• What you should do: Will you repeat only the lines beginning at the one that mentions "Give me the" and ending at the one that mentions "from matplotlib.lines import Line2D", both of them included, exactly?

Charts and diagrams as code:
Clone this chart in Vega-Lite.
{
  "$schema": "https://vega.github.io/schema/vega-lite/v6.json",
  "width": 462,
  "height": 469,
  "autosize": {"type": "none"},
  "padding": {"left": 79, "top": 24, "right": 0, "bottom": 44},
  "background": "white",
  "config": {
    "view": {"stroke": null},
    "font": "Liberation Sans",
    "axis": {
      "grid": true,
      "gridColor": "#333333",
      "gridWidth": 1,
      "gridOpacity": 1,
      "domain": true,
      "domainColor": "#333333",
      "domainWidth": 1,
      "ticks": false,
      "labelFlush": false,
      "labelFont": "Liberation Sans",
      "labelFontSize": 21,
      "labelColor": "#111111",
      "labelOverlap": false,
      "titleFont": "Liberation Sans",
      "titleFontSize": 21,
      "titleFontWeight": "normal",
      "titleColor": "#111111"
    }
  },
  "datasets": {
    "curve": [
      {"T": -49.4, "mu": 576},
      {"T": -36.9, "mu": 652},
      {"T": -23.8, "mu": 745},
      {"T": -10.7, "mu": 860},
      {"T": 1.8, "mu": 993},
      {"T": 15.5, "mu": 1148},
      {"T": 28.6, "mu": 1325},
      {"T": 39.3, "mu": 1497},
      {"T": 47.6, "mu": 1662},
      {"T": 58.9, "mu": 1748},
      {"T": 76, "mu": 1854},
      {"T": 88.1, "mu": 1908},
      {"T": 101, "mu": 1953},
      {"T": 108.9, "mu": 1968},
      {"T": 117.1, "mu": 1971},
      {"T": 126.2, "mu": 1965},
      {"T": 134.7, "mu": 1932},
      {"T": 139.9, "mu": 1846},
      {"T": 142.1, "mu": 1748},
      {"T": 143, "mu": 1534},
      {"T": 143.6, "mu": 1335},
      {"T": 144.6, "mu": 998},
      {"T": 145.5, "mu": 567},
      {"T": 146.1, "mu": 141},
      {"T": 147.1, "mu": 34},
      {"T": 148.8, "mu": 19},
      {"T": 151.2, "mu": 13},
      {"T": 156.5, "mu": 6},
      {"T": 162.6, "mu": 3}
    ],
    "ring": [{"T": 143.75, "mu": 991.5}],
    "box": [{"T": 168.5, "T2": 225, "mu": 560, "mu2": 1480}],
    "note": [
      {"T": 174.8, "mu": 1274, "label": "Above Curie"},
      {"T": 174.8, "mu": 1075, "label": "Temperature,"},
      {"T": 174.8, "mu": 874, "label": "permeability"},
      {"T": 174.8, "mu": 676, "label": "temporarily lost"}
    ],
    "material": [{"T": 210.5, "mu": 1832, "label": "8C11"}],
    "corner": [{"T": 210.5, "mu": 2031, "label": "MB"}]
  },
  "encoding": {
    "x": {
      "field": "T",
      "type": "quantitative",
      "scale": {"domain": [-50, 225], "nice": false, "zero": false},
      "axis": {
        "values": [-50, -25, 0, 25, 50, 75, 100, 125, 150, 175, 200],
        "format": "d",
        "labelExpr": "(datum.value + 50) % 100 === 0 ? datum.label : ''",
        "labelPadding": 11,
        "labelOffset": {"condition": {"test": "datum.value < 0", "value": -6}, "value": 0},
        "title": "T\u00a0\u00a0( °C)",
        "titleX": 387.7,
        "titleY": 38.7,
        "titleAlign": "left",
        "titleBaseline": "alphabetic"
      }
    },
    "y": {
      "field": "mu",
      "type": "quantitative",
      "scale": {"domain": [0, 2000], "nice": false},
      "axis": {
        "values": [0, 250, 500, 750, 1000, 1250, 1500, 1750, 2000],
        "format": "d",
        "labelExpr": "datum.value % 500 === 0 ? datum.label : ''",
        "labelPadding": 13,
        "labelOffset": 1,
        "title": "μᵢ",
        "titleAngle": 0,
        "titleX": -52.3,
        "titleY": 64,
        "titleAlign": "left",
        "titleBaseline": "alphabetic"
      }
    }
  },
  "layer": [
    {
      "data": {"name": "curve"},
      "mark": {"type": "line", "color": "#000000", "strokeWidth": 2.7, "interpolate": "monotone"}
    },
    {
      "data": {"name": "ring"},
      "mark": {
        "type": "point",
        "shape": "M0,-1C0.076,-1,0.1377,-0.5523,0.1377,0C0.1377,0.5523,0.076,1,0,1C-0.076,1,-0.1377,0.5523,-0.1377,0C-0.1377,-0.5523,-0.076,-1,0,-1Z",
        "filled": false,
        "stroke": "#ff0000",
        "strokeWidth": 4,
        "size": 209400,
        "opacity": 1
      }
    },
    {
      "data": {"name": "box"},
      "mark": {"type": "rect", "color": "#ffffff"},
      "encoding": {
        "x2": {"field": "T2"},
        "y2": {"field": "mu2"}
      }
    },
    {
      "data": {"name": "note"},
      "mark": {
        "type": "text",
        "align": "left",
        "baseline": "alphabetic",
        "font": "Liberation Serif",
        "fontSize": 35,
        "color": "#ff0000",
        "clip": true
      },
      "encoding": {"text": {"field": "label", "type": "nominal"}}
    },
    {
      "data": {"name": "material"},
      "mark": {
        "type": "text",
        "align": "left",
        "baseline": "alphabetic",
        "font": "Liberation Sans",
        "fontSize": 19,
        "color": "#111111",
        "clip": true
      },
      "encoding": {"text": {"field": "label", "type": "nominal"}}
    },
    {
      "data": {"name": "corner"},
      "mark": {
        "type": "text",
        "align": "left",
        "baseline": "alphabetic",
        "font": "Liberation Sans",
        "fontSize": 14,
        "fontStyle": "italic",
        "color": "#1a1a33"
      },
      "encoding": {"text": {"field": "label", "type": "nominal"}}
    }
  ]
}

--

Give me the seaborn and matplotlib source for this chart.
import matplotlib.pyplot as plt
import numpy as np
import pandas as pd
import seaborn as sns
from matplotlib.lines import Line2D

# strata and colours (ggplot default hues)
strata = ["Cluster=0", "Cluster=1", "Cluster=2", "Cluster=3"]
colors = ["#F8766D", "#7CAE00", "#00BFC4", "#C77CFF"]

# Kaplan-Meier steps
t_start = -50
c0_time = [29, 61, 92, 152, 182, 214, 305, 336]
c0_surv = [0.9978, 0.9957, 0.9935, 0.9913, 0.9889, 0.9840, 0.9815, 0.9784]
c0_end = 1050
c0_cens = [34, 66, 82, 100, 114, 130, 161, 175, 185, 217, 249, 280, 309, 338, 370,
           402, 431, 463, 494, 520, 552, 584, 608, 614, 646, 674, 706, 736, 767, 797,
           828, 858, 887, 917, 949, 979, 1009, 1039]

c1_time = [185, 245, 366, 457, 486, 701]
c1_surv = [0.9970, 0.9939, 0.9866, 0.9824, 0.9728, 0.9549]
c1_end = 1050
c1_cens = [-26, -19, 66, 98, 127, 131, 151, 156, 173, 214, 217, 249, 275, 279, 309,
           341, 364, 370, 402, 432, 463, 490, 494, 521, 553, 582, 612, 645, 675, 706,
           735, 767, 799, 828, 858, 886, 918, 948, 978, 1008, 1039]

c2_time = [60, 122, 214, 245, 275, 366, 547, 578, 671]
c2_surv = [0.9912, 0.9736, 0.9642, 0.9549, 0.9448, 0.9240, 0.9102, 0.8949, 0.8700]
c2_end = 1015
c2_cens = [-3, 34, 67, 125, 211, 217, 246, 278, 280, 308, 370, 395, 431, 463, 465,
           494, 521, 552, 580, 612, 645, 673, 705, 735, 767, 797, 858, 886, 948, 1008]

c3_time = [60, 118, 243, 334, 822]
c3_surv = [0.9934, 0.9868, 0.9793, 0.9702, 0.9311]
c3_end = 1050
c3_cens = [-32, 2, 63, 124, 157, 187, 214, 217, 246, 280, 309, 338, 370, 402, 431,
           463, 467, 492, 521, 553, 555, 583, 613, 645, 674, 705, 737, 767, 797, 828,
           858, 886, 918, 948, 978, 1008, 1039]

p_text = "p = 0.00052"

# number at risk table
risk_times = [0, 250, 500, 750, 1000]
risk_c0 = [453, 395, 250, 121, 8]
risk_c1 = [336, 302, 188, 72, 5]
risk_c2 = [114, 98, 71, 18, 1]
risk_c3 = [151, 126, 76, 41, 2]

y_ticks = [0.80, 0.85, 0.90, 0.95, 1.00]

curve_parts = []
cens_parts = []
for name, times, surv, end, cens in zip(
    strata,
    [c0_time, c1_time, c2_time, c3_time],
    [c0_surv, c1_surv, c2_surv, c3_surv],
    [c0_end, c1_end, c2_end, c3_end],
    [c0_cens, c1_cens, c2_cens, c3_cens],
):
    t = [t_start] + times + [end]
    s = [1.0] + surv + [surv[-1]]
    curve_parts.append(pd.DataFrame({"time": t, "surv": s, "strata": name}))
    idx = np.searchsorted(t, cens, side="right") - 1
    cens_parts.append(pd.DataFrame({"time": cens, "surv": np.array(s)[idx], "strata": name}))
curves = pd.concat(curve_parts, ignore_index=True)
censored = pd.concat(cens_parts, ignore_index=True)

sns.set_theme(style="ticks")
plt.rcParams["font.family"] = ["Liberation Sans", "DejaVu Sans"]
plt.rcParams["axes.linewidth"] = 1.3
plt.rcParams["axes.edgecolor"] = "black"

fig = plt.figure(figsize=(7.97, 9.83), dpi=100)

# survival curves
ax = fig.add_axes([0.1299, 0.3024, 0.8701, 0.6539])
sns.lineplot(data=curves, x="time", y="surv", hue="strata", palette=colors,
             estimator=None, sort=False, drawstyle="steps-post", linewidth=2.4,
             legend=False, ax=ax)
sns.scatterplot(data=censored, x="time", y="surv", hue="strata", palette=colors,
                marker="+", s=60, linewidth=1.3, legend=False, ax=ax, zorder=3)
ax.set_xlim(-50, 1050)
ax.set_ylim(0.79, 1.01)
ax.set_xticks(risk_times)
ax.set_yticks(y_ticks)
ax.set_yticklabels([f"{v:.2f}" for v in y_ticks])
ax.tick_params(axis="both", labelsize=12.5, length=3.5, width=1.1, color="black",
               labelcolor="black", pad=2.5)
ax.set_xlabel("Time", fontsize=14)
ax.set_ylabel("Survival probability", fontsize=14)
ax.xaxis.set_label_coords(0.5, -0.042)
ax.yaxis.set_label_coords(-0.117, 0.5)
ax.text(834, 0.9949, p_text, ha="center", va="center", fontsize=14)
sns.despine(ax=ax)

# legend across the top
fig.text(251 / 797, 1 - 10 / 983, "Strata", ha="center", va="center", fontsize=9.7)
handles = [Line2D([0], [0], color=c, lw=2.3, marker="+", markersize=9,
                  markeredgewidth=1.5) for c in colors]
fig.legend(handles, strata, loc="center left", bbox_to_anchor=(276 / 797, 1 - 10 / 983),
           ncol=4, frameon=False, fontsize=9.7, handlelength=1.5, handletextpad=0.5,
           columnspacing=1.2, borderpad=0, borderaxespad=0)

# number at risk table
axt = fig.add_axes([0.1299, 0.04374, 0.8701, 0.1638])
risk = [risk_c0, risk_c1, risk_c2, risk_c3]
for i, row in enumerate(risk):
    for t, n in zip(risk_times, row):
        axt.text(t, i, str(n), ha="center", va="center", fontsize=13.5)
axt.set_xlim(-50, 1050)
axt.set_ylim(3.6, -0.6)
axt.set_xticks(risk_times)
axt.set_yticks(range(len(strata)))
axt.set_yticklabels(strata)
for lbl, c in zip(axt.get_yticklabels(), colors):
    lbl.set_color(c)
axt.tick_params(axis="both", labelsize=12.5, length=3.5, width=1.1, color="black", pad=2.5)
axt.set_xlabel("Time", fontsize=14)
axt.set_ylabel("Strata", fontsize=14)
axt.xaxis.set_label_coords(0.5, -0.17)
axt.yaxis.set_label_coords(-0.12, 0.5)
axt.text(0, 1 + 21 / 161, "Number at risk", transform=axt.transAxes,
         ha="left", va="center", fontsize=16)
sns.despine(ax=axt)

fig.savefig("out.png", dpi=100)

• Task result:
Give me the seaborn and matplotlib source for this chart.
import matplotlib.pyplot as plt
import numpy as np
import pandas as pd
import seaborn as sns
from matplotlib.lines import Line2D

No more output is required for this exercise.